Die Fragen, die damit verbunden sind, treffen uns unmittelbar: Wofür werden wir denn nach einer Verfassungsreform der EU noch zuständig sein? Welche Gesetze werden wir beschließen können? Wer wird der Ansprechpartner für den österreichischen Bürger sein, wenn es um europäische Fragen geht? Wird das nicht auch ein österreichischer Parlamentarier sein müssen? Es wird um die Frage gehen, ob Länder, die der Europäischen Union angehören, ihre Interessen dann noch werden durchsetzen können und welche Mechanismen man dafür finden wird. Also das sind doch sehr grundlegende, uns alle betreffende Fragen auf dem Gebiete der Gesetzgebung.

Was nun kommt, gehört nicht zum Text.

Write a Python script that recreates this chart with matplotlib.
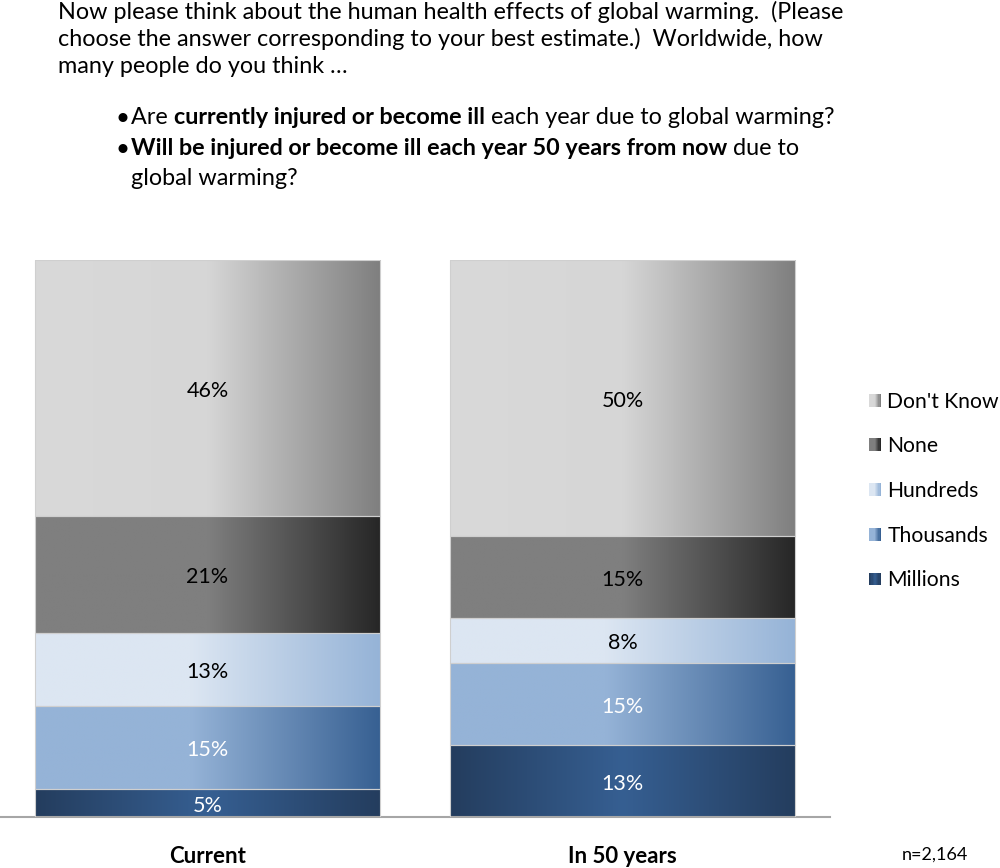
import numpy as np
import matplotlib
matplotlib.use("Agg")
import matplotlib.pyplot as plt
import matplotlib.colors as mcolors
from matplotlib.patches import Rectangle
from matplotlib.legend_handler import HandlerBase

plt.rcParams['font.family'] = ['Lato', 'DejaVu Sans']

categories = ['Current', 'In 50 years']
series = ['Millions', 'Thousands', 'Hundreds', 'None', "Don't Know"]
values = {
    'Millions':   [5, 13],
    'Thousands':  [15, 15],
    'Hundreds':   [13, 8],
    'None':       [21, 15],
    "Don't Know": [46, 50],
}
label_colors = {
    'Millions': 'white', 'Thousands': 'white', 'Hundreds': 'black',
    'None': 'black', "Don't Know": 'black',
}
# gradient stops (position across bar, colour)
gradients = {
    'Millions':   [(0, '#243d5e'), (0.5, '#365f92'), (1, '#243d5e')],
    'Thousands':  [(0, '#95b3d7'), (0.45, '#95b3d7'), (1, '#376092')],
    'Hundreds':   [(0, '#dce6f2'), (0.45, '#dce6f2'), (1, '#95b3d7')],
    'None':       [(0, '#7f7f7f'), (0.5, '#7f7f7f'), (1, '#262626')],
    "Don't Know": [(0, '#d9d9d9'), (0.5, '#d6d6d6'), (1, '#7f7f7f')],
}
n_label = 'n=2,164'
FS = 15.5
TFS = 16.85


def grad_colors(stops, n):
    xs = np.linspace(0, 1, n)
    pos = [s[0] for s in stops]
    cols = np.array([mcolors.to_rgb(s[1]) for s in stops])
    return np.stack([np.interp(xs, pos, cols[:, i]) for i in range(3)], axis=-1)


class GradHandler(HandlerBase):
    def __init__(self, stops):
        super().__init__()
        self.stops = stops

    def create_artists(self, legend, orig_handle, xdescent, ydescent,
                       width, height, fontsize, trans):
        n = 10
        cols = grad_colors(self.stops, n)
        arts = []
        for i in range(n):
            arts.append(Rectangle((-xdescent + i * width / n, -ydescent), width / n, height,
                                  facecolor=cols[i], edgecolor='none', transform=trans))
        return arts


fig = plt.figure(figsize=(10, 8.68), dpi=100)
W, H = 1000, 868
ax = fig.add_axes([0.0, 1 - 817 / H, 0.83, (817 - 260) / H])

x = np.arange(len(categories))
totals = np.sum([values[s] for s in series], axis=0)
bottom = np.zeros(len(categories))
for s in series:
    v = np.array(values[s], dtype=float)
    frac = v / totals * 100
    bars = ax.bar(x, frac, width=0.833, bottom=bottom, facecolor='none',
                  edgecolor='#cfcfcf', linewidth=0.8, zorder=3)
    img = grad_colors(gradients[s], 256)[np.newaxis, :, :]
    for i, p in enumerate(bars.patches):
        x0, y0, w, h = p.get_x(), p.get_y(), p.get_width(), p.get_height()
        im = ax.imshow(img, extent=[x0, x0 + w, y0, y0 + h], aspect='auto',
                       interpolation='bilinear', zorder=2)
        im.set_clip_path(p)
        ax.text(x0 + w / 2, y0 + h / 2 - 0.5, f'{int(v[i])}%', ha='center', va='center',
                fontsize=FS, color=label_colors[s], zorder=4)
    bottom += frac

ax.set_xlim(-0.5, 1.5)
ax.set_ylim(0, 100)
for side in ['left', 'right', 'top']:
    ax.spines[side].set_visible(False)
ax.spines['bottom'].set_color('#a6a6a6')
ax.spines['bottom'].set_linewidth(1.5)
ax.set_yticks([])
ax.set_xticks(x, categories, fontsize=16, fontweight='bold')
ax.tick_params(axis='x', length=0, pad=21)

handles = [Rectangle((0, 0), 1, 1) for _ in series]
hmap = {h: GradHandler(gradients[s]) for h, s in zip(handles, series)}
order = list(range(len(series)))[::-1]
fig.legend([handles[i] for i in order], [series[i] for i in order], handler_map=hmap,
           loc='center left', bbox_to_anchor=(0.850, 1 - 491 / H), frameon=False,
           fontsize=15.2, handlelength=0.56, handleheight=0.56, handletextpad=0.3,
           labelspacing=1.17)

fig.text(935 / W, 1 - 855 / H, n_label, ha='center', va='center', fontsize=FS - 2.5)

# question text with mixed bold runs
renderer = fig.canvas.get_renderer()


def draw_runs(x_px, base_px, runs):
    xp = x_px
    for txt, wt in runs:
        t = fig.text(xp / W, 1 - base_px / H, txt, fontsize=TFS, fontweight=wt,
                     ha='left', va='baseline')
        bb = t.get_window_extent(renderer=renderer)
        xp += bb.width


draw_runs(58, 19, [('Now please think about the human health effects of global warming.  (Please', 'normal')])
draw_runs(58, 46, [('choose the answer corresponding to your best estimate.)  Worldwide, how', 'normal')])
draw_runs(58, 73, [('many people do you think \u2026', 'normal')])
for yb in (124, 155):
    fig.text(116 / W, 1 - yb / H, '\u2022', fontsize=TFS - 2, fontweight='bold',
             ha='left', va='baseline')
draw_runs(131, 124, [('Are ', 'normal'),
                     ('currently injured or become ill', 'bold'),
                     (' each year due to global warming?', 'normal')])
draw_runs(131, 155, [('Will be injured or become ill each year 50 years from now', 'bold'),
                     (' due to', 'normal')])
draw_runs(131, 185, [('global warming?', 'normal')])

fig.savefig('out.png', dpi=100)
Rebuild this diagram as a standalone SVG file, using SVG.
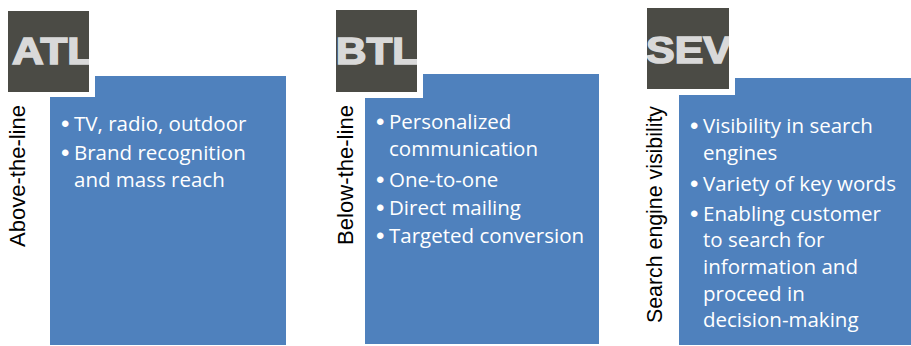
<svg xmlns="http://www.w3.org/2000/svg" width="911" height="346" viewBox="0 0 911 346">
  <style>
    .panel { fill: #4f81bd; }
    .halo { fill: #ffffff; }
    .badge { fill: #4b4b45; }
    .badge-text { font-family: "Liberation Sans", Arial, sans-serif; font-weight: bold; font-size: 37px; fill: #d9d9d9; stroke: #d9d9d9; stroke-width: 1.6px; stroke-linejoin: miter; }
    .side { font-family: "Liberation Sans", Arial, sans-serif; font-size: 21.5px; fill: #000000; text-anchor: end; }
    .item { font-family: "Open Sans", "Noto Sans", sans-serif; font-size: 20.5px; fill: #ffffff; }
    .dot { font-family: "Liberation Sans", Arial, sans-serif; font-size: 24px; fill: #ffffff; }
  </style>
  <defs>
    <clipPath id="clip-atl"><rect x="8" y="11" width="81" height="81"/></clipPath>
    <clipPath id="clip-btl"><rect x="336" y="10" width="81" height="82"/></clipPath>
    <clipPath id="clip-sev"><rect x="647" y="8" width="82" height="81"/></clipPath>
  </defs>

  <rect width="911" height="346" fill="#ffffff"/>

  <!-- Above-the-line -->
  <g id="atl">
    <rect class="panel" x="50" y="76" width="236" height="269"/>
    <rect class="halo" x="2" y="5" width="93" height="92"/>
    <rect class="badge" x="8" y="11" width="81" height="81"/>
    <text class="badge-text" x="12" y="64" textLength="82" lengthAdjust="spacingAndGlyphs" clip-path="url(#clip-atl)">ATL</text>
    <text class="side" transform="translate(25,105) rotate(-90)" textLength="142" lengthAdjust="spacingAndGlyphs">Above-the-line</text>
    <text class="dot" x="61" y="132">•</text>
    <text class="item" x="74" y="131">TV, radio, outdoor</text>
    <text class="dot" x="61" y="161">•</text>
    <text class="item" x="74" y="160">Brand recognition</text>
    <text class="item" x="74" y="187">and mass reach</text>
  </g>

  <!-- Below-the-line -->
  <g id="btl">
    <rect class="panel" x="365" y="74" width="234" height="270"/>
    <rect class="halo" x="330" y="4" width="93" height="94"/>
    <rect class="badge" x="336" y="10" width="81" height="82"/>
    <text class="badge-text" x="336" y="64" textLength="82" lengthAdjust="spacingAndGlyphs" clip-path="url(#clip-btl)">BTL</text>
    <text class="side" transform="translate(353,105) rotate(-90)" textLength="140" lengthAdjust="spacingAndGlyphs">Below-the-line</text>
    <text class="dot" x="376" y="130">•</text>
    <text class="item" x="389" y="129">Personalized</text>
    <text class="item" x="389" y="156">communication</text>
    <text class="dot" x="376" y="188">•</text>
    <text class="item" x="389" y="187">One-to-one</text>
    <text class="dot" x="376" y="216">•</text>
    <text class="item" x="389" y="215">Direct mailing</text>
    <text class="dot" x="376" y="244">•</text>
    <text class="item" x="389" y="243">Targeted conversion</text>
  </g>

  <!-- Search engine visibility -->
  <g id="sev">
    <rect class="panel" x="679" y="78" width="240" height="267"/>
    <rect class="halo" x="641" y="2" width="94" height="93"/>
    <rect class="badge" x="647" y="8" width="82" height="81"/>
    <text class="badge-text" x="646" y="63" textLength="86" lengthAdjust="spacingAndGlyphs" clip-path="url(#clip-sev)">SEV</text>
    <text class="side" transform="translate(662,106) rotate(-90)" textLength="217" lengthAdjust="spacingAndGlyphs">Search engine visibility</text>
    <text class="dot" x="690" y="134">•</text>
    <text class="item" x="703" y="133">Visibility in search</text>
    <text class="item" x="703" y="160">engines</text>
    <text class="dot" x="690" y="192">•</text>
    <text class="item" x="703" y="191">Variety of key words</text>
    <text class="dot" x="690" y="222">•</text>
    <text class="item" x="703" y="221">Enabling customer</text>
    <text class="item" x="703" y="247">to search for</text>
    <text class="item" x="703" y="274">information and</text>
    <text class="item" x="703" y="301">proceed in</text>
    <text class="item" x="703" y="327">decision-making</text>
  </g>

  <g id="connectors"/>
</svg>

Ich möchte ein paar wenige Fragen davon herausgreifen und aus Sicht der Volkspartei unsere Position dazu klar machen:

Die erste große Frage wird die der Kompetenzabgrenzung sein, also die Frage: Wofür soll die Union zuständig sein, wofür soll der nationale Gesetzgeber zuständig sein? – Ich glaube, wenn man alle Tabus weglässt, die es dabei gibt, dann sollte doch klar sein, dass es auch auf europäischer Ebene mehr Kompetenzen in Fragen der Außenpolitik und der Sicherheitspolitik geben sollte als heute, damit auch ein nationaler Verzicht auf Souveränität gegeben ist, dass aber auf der anderen Seite natürlich auch Kompetenzen hinterfragt werden müssen, die derzeit auf europäischer Ebene bestehen. Aus meiner Sicht ist es sehr wichtig, dass Kommissionspräsident Prodi jetzt zum ersten Mal klar festgehalten hat, dass er sich vorstellen könne, Kompetenzen an die Nationalstaaten zurückzugeben.

Sehen wir uns doch die Beispiele in der Praxis an, bei welchen das bisher nicht funktioniert hat. In vielen Bereichen, in denen man über den Rand dessen hinausgegangen ist, was unmittelbar im EU-Vertrag drinnen steht, gab es Probleme. Sagen wir es doch offen: Die "Natura 2000" war ein solches Beispiel. (Abg. Dr. Glawischnig: Es ist noch immer ein solches!) Es ist noch immer ein solches Beispiel, weil Raumordnungsfragen und Fragen der Bodennutzung in Brüssel nichts verloren haben. Das ist eine Frage, die schon bei uns, möglichst auf lokaler Ebene, geregelt sein soll und nicht in Brüssel geregelt werden soll. (Beifall bei der ÖVP und den Freiheitlichen.)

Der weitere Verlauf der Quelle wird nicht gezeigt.